The furnace threw out a ruddy glow. On the hot stones four little cakes were baking, which the four little boys regarded with popping eyes. “They are the cakes of the Three Kings,” the grandmother explained; “they are filled with poppy-seeds. I travelled a long way to get the flour, and I worked and worked. And then I was afraid that I would be robbed on the lonely roads before ever I got it back.”
We asked them what they usually ate. Oh, anything and often nothing. Did they ever bake any of this acorn bread? They wished they could, but they hadn't any acorns.
And so through the night of the festival of the Three Kings we drove back across the desolate battlefields. At Kovel we said good-bye to Christine Zduleczna. We left her in her mouldy room, in the dingy den of the Bellevue, which looks more like a thieves' kitchen than a hotel. She parted with us with a cheery smile—she loved her people and her work. If she had her choice, while the need was so great, she wouldn't be anywhere else. But I, for one, felt a coward in leaving her alone to carry such a burden.

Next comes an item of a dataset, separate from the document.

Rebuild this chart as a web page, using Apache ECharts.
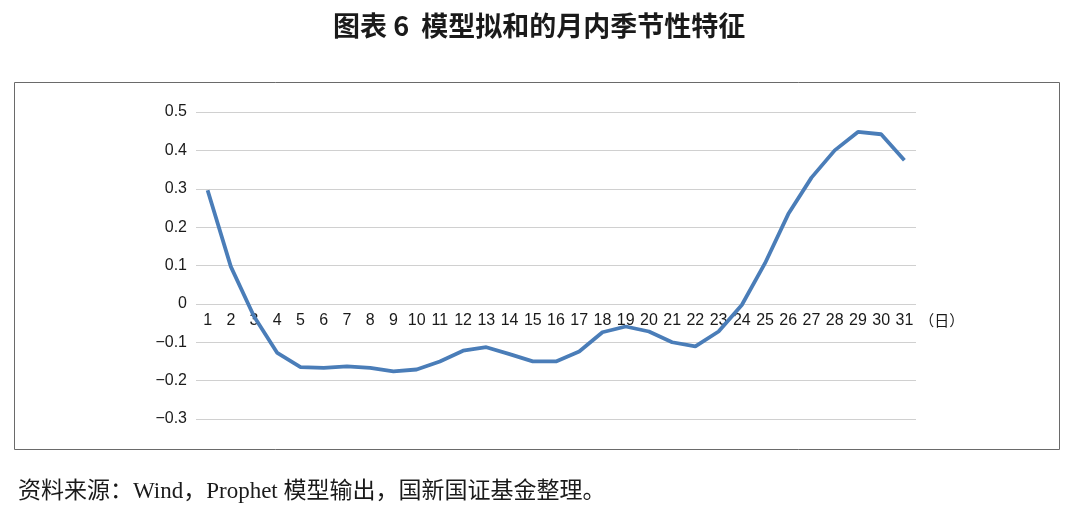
<!DOCTYPE html>
<html><head><meta charset="utf-8">
<script src="https://cdn.jsdelivr.net/npm/echarts@6/dist/echarts.min.js"></script>
<style>html,body{margin:0;padding:0;background:#fff}#c{width:1086px;height:509px}</style>
</head><body><div id="c"></div>
<script>
const days = ['1','2','3','4','5','6','7','8','9','10','11','12','13','14','15','16','17','18','19','20','21','22','23','24','25','26','27','28','29','30','31'];
const seasonal = [0.296,0.097,-0.033,-0.128,-0.165,-0.167,-0.163,-0.167,-0.176,-0.171,-0.150,-0.122,-0.113,-0.131,-0.150,-0.150,-0.124,-0.074,-0.059,-0.072,-0.100,-0.111,-0.072,-0.003,0.106,0.234,0.329,0.400,0.448,0.442,0.374];
const yMin = -0.3, yMax = 0.5, yStep = 0.1;
const titleText = '图表 6  模型拟和的月内季节性特征';
const sourceText = '资料来源：Wind，Prophet 模型输出，国新国证基金整理。';
const xUnit = '（日）';

const gridTop = 112, gridBottom = 90, H = 509;
const plotH = H - gridTop - gridBottom;
const zeroOffset = -Math.round(plotH * (0 - yMin) / (yMax - yMin));

const serif = '"Liberation Serif", "Noto Sans CJK SC", serif';

const chart = echarts.init(document.getElementById('c'));
chart.setOption({
  animation: false,
  backgroundColor: '#fff',
  title: {
    text: titleText, left: 328, top: 7,
    textStyle: {fontFamily: '"Noto Sans CJK SC"', fontWeight: 'bold', fontSize: 27, color: '#1a1a1a'}
  },
  grid: {left: 196, right: 170, top: gridTop, bottom: gridBottom, containLabel: false},
  xAxis: {
    type: 'category', data: days, boundaryGap: true, position: 'bottom', offset: zeroOffset,
    axisLine: {show: false, onZero: false},
    axisTick: {show: false},
    axisLabel: {interval: 0, margin: 9, fontSize: 16, color: '#1a1a1a', fontFamily: '"Liberation Sans", Arial, sans-serif'},
    name: xUnit, nameLocation: 'end', nameGap: 3,
    nameTextStyle: {fontSize: 15, color: '#1a1a1a', verticalAlign: 'top', padding: [9, 0, 0, 0], fontFamily: '"Noto Sans CJK SC"'}
  },
  yAxis: {
    type: 'value', min: yMin, max: yMax, interval: yStep,
    axisLine: {show: false}, axisTick: {show: false},
    splitLine: {lineStyle: {color: '#d0d0d0', width: 1}},
    axisLabel: {
      margin: 9, fontSize: 16, color: '#1a1a1a', fontFamily: '"Liberation Sans", Arial, sans-serif',
      formatter: v => { const r = Math.round(v * 10) / 10; if (r === 0) return '0'; return r < 0 ? '\u2212' + Math.abs(r).toFixed(1) : r.toFixed(1); }
    }
  },
  series: [{
    type: 'line', data: seasonal, showSymbol: false, symbol: 'none',
    lineStyle: {color: '#4a7db8', width: 3.8}
  }],
  graphic: [
    {type: 'rect', shape: {x: 14.5, y: 82.5, width: 1045, height: 367}, style: {fill: 'none', stroke: '#6a6a6a', lineWidth: 1}, z: -1},
    {type: 'text', left: 18, top: 480, style: {text: sourceText, fontSize: 23, fill: '#1a1a1a', fontFamily: serif}}
  ]
});
</script></body></html>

We struck the bleak, interminable road which leads through Brest-Litovsk to civilisation. Our lamps as we parted the wall of darkness, picked out the crosses of silver birch, the black and white verst poles, the graveyards and the humpy ruined houses. They revealed them to us one by one, beckoning them out of oblivion, making each tragedy seem separate and the more significant. It was bitterly cold. We huddled closer and shivered in our rugs and furs. Sometimes we dozed in a nodding fashion. But whenever we roused, like figures of grief on a frieze of blackness, we saw the straggling forms of outcast travellers, their feet swathed in rags, journeying in search of bread. Very often they were boys and girls, above the age of fourteen whom so far the American Relief has not had sufficient funds to rescue. They were journeying in quest of bread on the night, when according to tradition, the Three Kings should have been riding from the East to bring them help.